Helder suspiró ¿Cómo podía conocerle el pequeño egipcio tan bien? Porque aunque había intentado por todos los medios quitarse la esmeralda de la cabeza, no lo había conseguido de ninguna manera. Muchas veces, tendido en su cama, solo, triste, cansado, pensaba que todos sus bienes, toda su opulencia, todo aquello que había adquirido en su vida acomodada en Londres, era una burda y cobarde sustitución de la Rosa Verde. Es más, si se había esmerado tantísimo en la confección de un jardín tan perfecto era porque había llegado a la conclusión de que nunca tendría a su alcance la más bella de los flores.


- Yashid, eres una persona malvada. Después de tanto tiempo siendo amigos… Ahora, vienes aquí y le pones la miel en los labios a un pobre anciano enfermo.

- Siempre se te dio bien exagerar, Gustav. ¿Anciano? No. ¿Enfermo? La única enfermedad que sufres es la tristeza que sientes aquí, todo lo que te está separando de tu verdadera vida. Que te degrada a ser una burla de lo que fuiste. Una nueva partida en nuestro viejo tablero de ajedrez, eso es lo que necesitas. Y sabes bien cuál es nuestro tablero.

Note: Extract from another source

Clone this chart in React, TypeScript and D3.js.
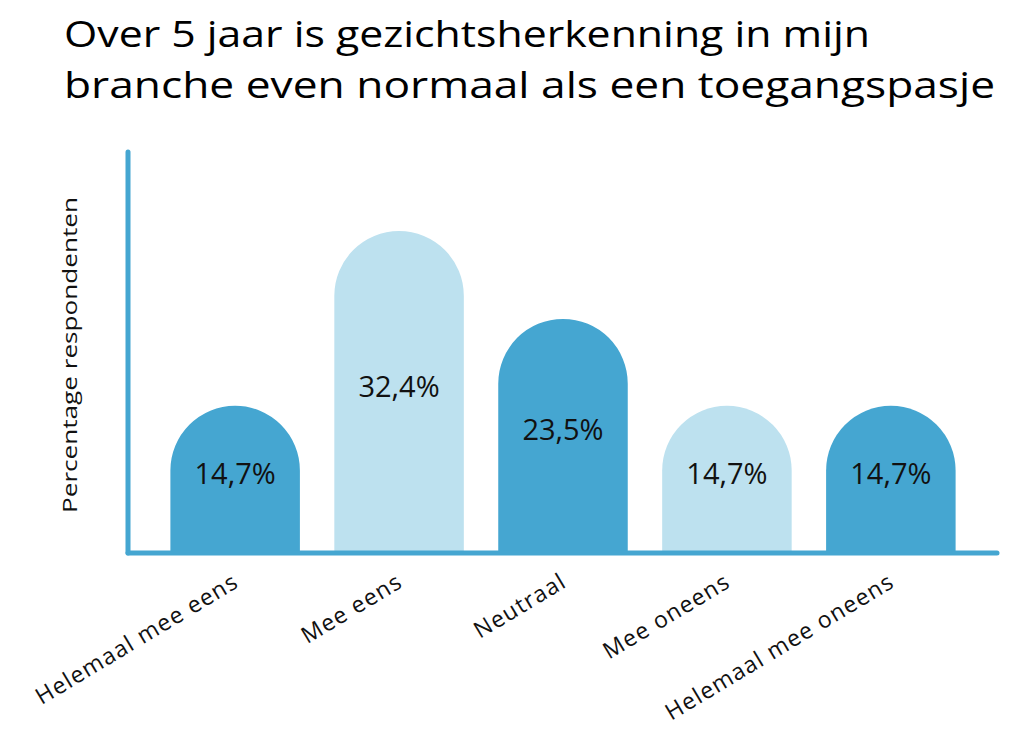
import React from "react";
import * as d3 from "d3";

const categories = ["Helemaal mee eens", "Mee eens", "Neutraal", "Mee oneens", "Helemaal mee oneens"];
const values = [14.7, 32.4, 23.5, 14.7, 14.7];
const valueLabels = ["14,7%", "32,4%", "23,5%", "14,7%", "14,7%"];
const barColors = ["#45A6D1", "#BDE1EF", "#45A6D1", "#BDE1EF", "#45A6D1"];
const titleLines = [
  "Over 5 jaar is gezichtsherkenning in mijn",
  "branche even normaal als een toegangspasje",
];
const yAxisTitle = "Percentage respondenten";

const W = 1024;
const H = 742;
const FONT = "'Open Sans', 'Noto Sans', sans-serif";

export default function App() {
  const axisX = 128;
  const axisY = 553;
  const axisRight = 997;
  const axisTop = 152;
  const baseY = 551;

  const x = d3.scaleBand<string>().domain(categories).range([154, 972]).paddingInner(0.21).paddingOuter(0.1);
  const y = d3.scaleLinear().domain([0, 40]).range([baseY, baseY - 395]);
  const bw = x.bandwidth();
  const r = bw / 2;

  const barPath = (cat: string, v: number) => {
    const x0 = x(cat)!;
    const top = y(v);
    const p = d3.path();
    p.moveTo(x0, baseY);
    p.lineTo(x0, top + r);
    p.arc(x0 + r, top + r, r, Math.PI, 0);
    p.lineTo(x0 + bw, baseY);
    p.closePath();
    return p.toString();
  };

  return (
    <svg width={W} height={H} style={{ display: "block", position: "absolute", left: 0, top: 0, background: "#fff" }}>
      <text x={64} y={47} fontFamily={FONT} fontSize={37} fill="#000" textLength={806} lengthAdjust="spacingAndGlyphs">
        {titleLines[0]}
      </text>
      <text x={64} y={98} fontFamily={FONT} fontSize={37} fill="#000" textLength={931} lengthAdjust="spacingAndGlyphs">
        {titleLines[1]}
      </text>

      {categories.map((c, i) => (
        <path key={c} d={barPath(c, values[i])} fill={barColors[i]} />
      ))}

      {categories.map((c, i) => (
        <text
          key={"v" + c}
          x={x(c)! + bw / 2}
          y={(y(values[i]) + baseY) / 2 - 6}
          textAnchor="middle"
          dominantBaseline="central"
          fontFamily={FONT}
          fontSize={29}
          fill="#111"
        >
          {valueLabels[i]}
        </text>
      ))}

      <line x1={axisX} y1={axisTop} x2={axisX} y2={axisY} stroke="#45A6D1" strokeWidth={5} strokeLinecap="round" />
      <line x1={axisX} y1={axisY} x2={axisRight} y2={axisY} stroke="#45A6D1" strokeWidth={5} strokeLinecap="round" />

      <text
        transform={`translate(77,355) rotate(-90)`}
        textAnchor="middle"
        fontFamily={FONT}
        fontSize={20}
        fill="#111"
        textLength={316}
        lengthAdjust="spacingAndGlyphs"
      >
        {yAxisTitle}
      </text>

      {categories.map((c) => (
        <text
          key={"c" + c}
          transform={`translate(${x(c)! + bw / 2 + 5},${586}) rotate(-31)`}
          textAnchor="end"
          fontFamily={FONT}
          fontSize={23}
          letterSpacing={1.2}
          fill="#111"
        >
          {c}
        </text>
      ))}
    </svg>
  );
}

Cada vez que emprendía una nueva aventura, que escoltaba a unos viajeros por Nairobi, que asaltaba las catacumbas de Nueva Dehli, que comenzaba un nuevo viaje por las estepas siberianas, Gustav Helder, fuera cual fuera la penalidad o fatalidad que pasaran, esgrimía incansable siempre el mismo discurso. “Véanlo, señores como un tablero de ajedrez. Sólo quedamos nosotros en un tablero abarrotado de piezas enemigas. Lo cuál sería una perspectiva poco alagüeña sino fuera porque nosotros, señores, somos todos reinas. Movemos en todas direcciones, y esos tristes peones no nos van a asustar.”

Su pomposo discurso había alentado a muchos incautos que le habían seguido ciegamente, lloviera, nevara, tronase, cayeran flechas o el nuevo diluvio universal.

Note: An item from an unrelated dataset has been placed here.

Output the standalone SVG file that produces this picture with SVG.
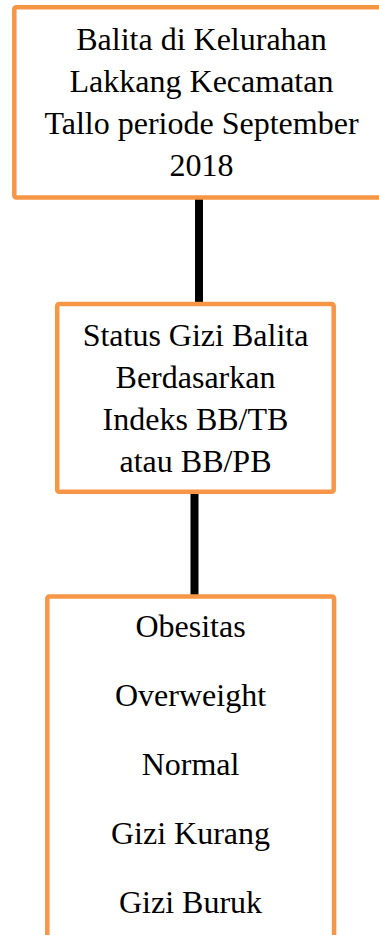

- Yo… yo ya no soy una reina. Ni siquiera soy un peón. Porque un peón también puede ser una reina… y yo… yo ya no soy capaz…

- Eso está por ver, viejo amigo.


Ambos callaron. Gustav Helder supo en ese instante que era entonces o nunca. Todavía podía decir que no, que no siguiera hablando. Porque si seguía escuchándole, si seguía oyendo hablar de esa rosa, vería sus petalos brillantes y translúcidos parpadeando brillos verdosos, en el altar de lo imposible, rebotando entre sueño y sueño para siempre en su consciencia. Podía frenarlo, aún estaba a tiempo. Todavía podía seguir inmerso en la vida que le estaba destrozando, caer preso del juego al que nunca pensó que quería jugar. Tomar la salida cómoda, ir muriendo poco a poco, seguir engordando, postrarse de manera definitiva e inevitable a la derrota que sabía segura y también estable.

Se miró las manos, cayosas e hinchadas, torpes cuando habían sido gráciles, herramientas dotadas de una habilidad ahora marchita, como marchitos estaban ahora sus sueños.


- Estoy seguro de que esta pregunta que te voy a hacer será de lo que más me arrepienta en toda mi vida, y hoy por hoy, me arrepiento de muchas cosas, por lo que ese privilegio será verdaderamente especial. Pero… dime, Yashid. ¿Qué has averiguado sobre la Rosa Verde que requiera mi atención?

El egipcio mostró los huecos entre sus dientes con su burla de sonrisa mientras decía:

- Ben Salar la ha encontrado. La tiene, y quiere hablar contigo. No me fío del todo de él pero lo que sí sé es que… volvemos a casa.